Two mothers who joined forces to fight for homeless families like their own say they won’t give up until every family has a secure place to call home.
Tamara Kearns and Gwen Connell yesterday launched Housing Action, a campaign group run by and for the people they call the “new homeless”.
“When you talk about homelessness, certain images come to mind — often of drink and drugs. That makes it hard for people to speak out and to say ‘I’m homeless too’,” said Ms Kearns.
“The new homeless are ordinary people who have just been priced out of the market. They don’t earn enough to get a mortgage, because they’re earning they can’t get rent allowance and if they don’t have a wage, they find landlords won’t accept rent allowance tenants anyway.”
Four more mothers in similar circumstances joined the organising committee before the formal launch and a Housing Action Facebook site created yesterday morning had 150 supporters within hours.
While the founding members are based in Dublin, they’ve already had contacts from across the country and determined to make their campaign a nationwide movement.
Their aim is to force the Government to build more houses and to introduce rent controls for those renting in the private sector.

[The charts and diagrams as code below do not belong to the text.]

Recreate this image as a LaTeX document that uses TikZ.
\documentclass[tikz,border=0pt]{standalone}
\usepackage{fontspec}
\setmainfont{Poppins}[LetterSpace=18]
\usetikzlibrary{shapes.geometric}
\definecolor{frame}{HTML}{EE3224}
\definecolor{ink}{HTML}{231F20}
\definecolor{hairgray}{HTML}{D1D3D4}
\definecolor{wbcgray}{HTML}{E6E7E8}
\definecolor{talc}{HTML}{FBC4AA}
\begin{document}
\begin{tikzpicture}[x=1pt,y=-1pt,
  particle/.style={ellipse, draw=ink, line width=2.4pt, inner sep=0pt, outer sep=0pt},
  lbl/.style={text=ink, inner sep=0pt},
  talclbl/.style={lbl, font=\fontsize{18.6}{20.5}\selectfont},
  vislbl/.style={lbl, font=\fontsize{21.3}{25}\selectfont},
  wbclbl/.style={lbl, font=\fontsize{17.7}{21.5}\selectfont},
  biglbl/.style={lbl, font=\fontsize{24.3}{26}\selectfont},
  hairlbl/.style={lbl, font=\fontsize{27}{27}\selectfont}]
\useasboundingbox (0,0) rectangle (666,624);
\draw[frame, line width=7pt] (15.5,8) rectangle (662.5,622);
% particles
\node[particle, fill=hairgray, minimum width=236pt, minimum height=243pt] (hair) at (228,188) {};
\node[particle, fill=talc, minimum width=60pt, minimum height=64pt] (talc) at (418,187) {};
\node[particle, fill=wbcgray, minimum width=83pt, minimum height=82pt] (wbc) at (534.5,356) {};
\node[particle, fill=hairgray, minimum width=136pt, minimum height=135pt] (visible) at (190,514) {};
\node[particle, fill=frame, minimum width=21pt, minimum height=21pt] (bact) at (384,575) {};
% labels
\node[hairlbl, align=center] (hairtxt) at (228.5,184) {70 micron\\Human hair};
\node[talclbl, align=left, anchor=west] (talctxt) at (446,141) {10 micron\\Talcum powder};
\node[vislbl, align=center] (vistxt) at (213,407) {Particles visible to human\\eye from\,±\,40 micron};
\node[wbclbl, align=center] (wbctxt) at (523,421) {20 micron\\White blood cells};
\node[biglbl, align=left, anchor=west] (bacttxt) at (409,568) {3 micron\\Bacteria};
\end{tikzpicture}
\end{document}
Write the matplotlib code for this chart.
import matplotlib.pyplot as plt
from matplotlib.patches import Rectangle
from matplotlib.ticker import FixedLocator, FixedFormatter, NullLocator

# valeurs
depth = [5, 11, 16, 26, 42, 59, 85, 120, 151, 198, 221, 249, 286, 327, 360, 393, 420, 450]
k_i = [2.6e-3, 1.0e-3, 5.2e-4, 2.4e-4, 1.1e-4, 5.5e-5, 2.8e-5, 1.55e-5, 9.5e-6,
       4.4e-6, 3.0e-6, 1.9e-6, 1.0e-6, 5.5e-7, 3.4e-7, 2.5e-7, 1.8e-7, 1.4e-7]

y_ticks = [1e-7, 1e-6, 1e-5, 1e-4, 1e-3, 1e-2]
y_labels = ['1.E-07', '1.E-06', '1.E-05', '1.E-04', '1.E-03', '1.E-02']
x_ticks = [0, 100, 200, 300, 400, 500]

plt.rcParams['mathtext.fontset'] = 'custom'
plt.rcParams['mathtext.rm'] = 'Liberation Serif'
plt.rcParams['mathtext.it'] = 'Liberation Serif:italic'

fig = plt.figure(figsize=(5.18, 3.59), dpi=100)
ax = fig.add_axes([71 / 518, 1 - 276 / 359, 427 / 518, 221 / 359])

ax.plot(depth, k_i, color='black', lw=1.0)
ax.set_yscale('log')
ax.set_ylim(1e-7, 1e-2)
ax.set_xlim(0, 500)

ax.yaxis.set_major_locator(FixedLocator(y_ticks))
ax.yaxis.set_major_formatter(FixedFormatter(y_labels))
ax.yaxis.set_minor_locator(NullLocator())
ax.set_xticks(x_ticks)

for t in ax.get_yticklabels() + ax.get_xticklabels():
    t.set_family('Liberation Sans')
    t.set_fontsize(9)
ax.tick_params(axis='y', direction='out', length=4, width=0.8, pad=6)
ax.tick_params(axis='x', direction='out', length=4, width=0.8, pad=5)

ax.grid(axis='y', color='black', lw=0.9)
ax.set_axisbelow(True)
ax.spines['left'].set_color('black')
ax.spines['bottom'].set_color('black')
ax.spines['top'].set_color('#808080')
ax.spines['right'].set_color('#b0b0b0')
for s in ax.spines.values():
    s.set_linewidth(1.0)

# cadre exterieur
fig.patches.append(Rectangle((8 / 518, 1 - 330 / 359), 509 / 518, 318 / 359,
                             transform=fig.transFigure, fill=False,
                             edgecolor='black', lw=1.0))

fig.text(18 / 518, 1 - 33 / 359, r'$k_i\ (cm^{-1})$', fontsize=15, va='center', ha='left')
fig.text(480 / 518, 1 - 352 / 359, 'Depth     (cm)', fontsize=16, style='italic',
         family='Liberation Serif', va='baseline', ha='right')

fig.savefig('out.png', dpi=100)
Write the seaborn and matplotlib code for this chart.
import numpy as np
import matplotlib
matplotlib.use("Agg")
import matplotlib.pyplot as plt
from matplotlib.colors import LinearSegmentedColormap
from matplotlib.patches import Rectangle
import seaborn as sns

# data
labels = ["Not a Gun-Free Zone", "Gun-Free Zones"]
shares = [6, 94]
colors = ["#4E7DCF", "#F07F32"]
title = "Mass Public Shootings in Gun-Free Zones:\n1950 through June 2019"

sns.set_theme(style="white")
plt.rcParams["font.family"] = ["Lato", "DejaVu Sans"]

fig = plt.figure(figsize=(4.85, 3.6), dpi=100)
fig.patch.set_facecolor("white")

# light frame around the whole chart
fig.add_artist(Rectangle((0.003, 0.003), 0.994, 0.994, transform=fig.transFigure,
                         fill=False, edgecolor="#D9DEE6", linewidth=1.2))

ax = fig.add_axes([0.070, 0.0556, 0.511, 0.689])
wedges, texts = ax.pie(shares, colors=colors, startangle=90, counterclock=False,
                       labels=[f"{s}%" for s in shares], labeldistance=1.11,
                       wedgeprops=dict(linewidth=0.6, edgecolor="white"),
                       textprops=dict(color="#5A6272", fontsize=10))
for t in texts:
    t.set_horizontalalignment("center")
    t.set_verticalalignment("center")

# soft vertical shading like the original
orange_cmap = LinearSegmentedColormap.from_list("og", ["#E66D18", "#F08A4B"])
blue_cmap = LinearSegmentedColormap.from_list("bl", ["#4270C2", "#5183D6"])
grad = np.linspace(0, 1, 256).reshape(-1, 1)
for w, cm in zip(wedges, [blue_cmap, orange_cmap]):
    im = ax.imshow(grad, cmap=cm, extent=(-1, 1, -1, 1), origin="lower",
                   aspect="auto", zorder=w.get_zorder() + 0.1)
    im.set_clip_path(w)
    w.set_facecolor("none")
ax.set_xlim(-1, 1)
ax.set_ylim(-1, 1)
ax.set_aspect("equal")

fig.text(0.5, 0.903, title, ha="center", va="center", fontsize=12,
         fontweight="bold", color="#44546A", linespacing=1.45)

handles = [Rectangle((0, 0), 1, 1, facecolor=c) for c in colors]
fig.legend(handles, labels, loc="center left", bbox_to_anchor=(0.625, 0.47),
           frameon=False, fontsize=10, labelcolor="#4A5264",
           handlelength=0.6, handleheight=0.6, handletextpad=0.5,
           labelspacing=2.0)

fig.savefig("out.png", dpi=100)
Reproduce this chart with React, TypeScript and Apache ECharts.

But in the meantime they’ll be offering advice and moral support for families caught in the homelessness trap.
“It’s a national crisis and something has got to be done about it,” said Mrs Kearns, who is staying with her husband and two children in emergency accommodation.
“At this stage I am past all my fears of coming out and speaking up and I’m not going to stop until I have made a difference.”
The group was established as local authorities recorded on average a 42% increase in the number of people applying for social housing since last year and as homelessness campaigners warned of a dramatic increase in the number of families needing emergency accommodation.
Focus Ireland said it was now seeing 32 families become homeless each month compared to eight per month two years ago and Fr Peter McVerry warned of a tsunami of homelessness coming down the line.
The State’s Housing Agency has announced it will hold a housing summit on June 9 to bring together state, charitable and professional bodies involved in the housing sector to come up with short-term solutions to the problem.
Chairman Conor Skehan said he accepted Fr Peter McVerry’s warning. “We have a serious issue. What he says is correct. It will become a crisis if we don’t act.” He said if left solely to the construction industry to provide housing, there would be a delay of two years before the necessary new builds came on stream.
In the meantime, he said initiatives such as the recent allocation of Government grants to local authorities to get boarded-up homes back into usage was a positive step and more short-term responses needed to be found.
Harsh realities that homeless families face
By Noel Baker
* Anne, 29, has an 11-month-old baby, Tom, and is pregnant. Anne was living with her family of origin until a fire in their house meant they had to move out. Anne presented as homeless, thinking this would help with being urgently allocated local authority housing. This didn’t happen.
She has been homeless for eight months and been moved to seven B&B homeless centres. Due to the constant moving, Tom hasn’t been receiving regular check-ups and has missed vaccinations. Homeless accommodation has been unsuitable for him as he doesn’t have the opportunity to play or spend time on the floor to help develop his motor skills. The lack of adequate facilities affects Anne’s ability to properly sterilise bottles and provide the right food for Tom. She has also been unable to attend pre-natal checks to make sure her pregnancy is progressing as it should.
They have both witnessed drug use in a number of the centres. Anne’s isolation led her to a relationship that turned violent, which Tom witnessed. Living in B&B accommodation means they are either out all day, where he’s in the buggy while they wander around the city killing time, or in the B&B all day where he spends most of the day in the cot.
The lack of a proper home is affecting their relationship, Anne’s emotional and mental wellbeing, and Tom’s development and emotional health.
* Alice, 36, and Dave, 37, have five children and are expecting a sixth. They have been living in private accommodation, but the landlord they’re renting from has had his property taken over by Nama.
Agents have informed them of their intention to sell the house and given them a date to leave. While they are in some rent arrears, they have been paying consistently through an agreed arrangement with the landlord.
Alice and Dave have had serious problems trying to find another house through private renting. They have been refused a number of houses on the basis the landlord did not accept rent allowance. There is also a serious shortfall between rent supplement and the cost of renting to meet their needs and they would need increased financial support.
The family has struggled to be placed on the local authority housing list and it has also been suggested to them that the authority will struggle to find a house for them anyway, given the size of the family. They are likely be waiting “a while” before they can be housed.
They have been advised that if they cannot arrange private accommodation by the time they must leave their current house, they should go to the local council on the morning of their eviction and register as homeless. They will then be placed in emergency homeless accommodation (a hotel).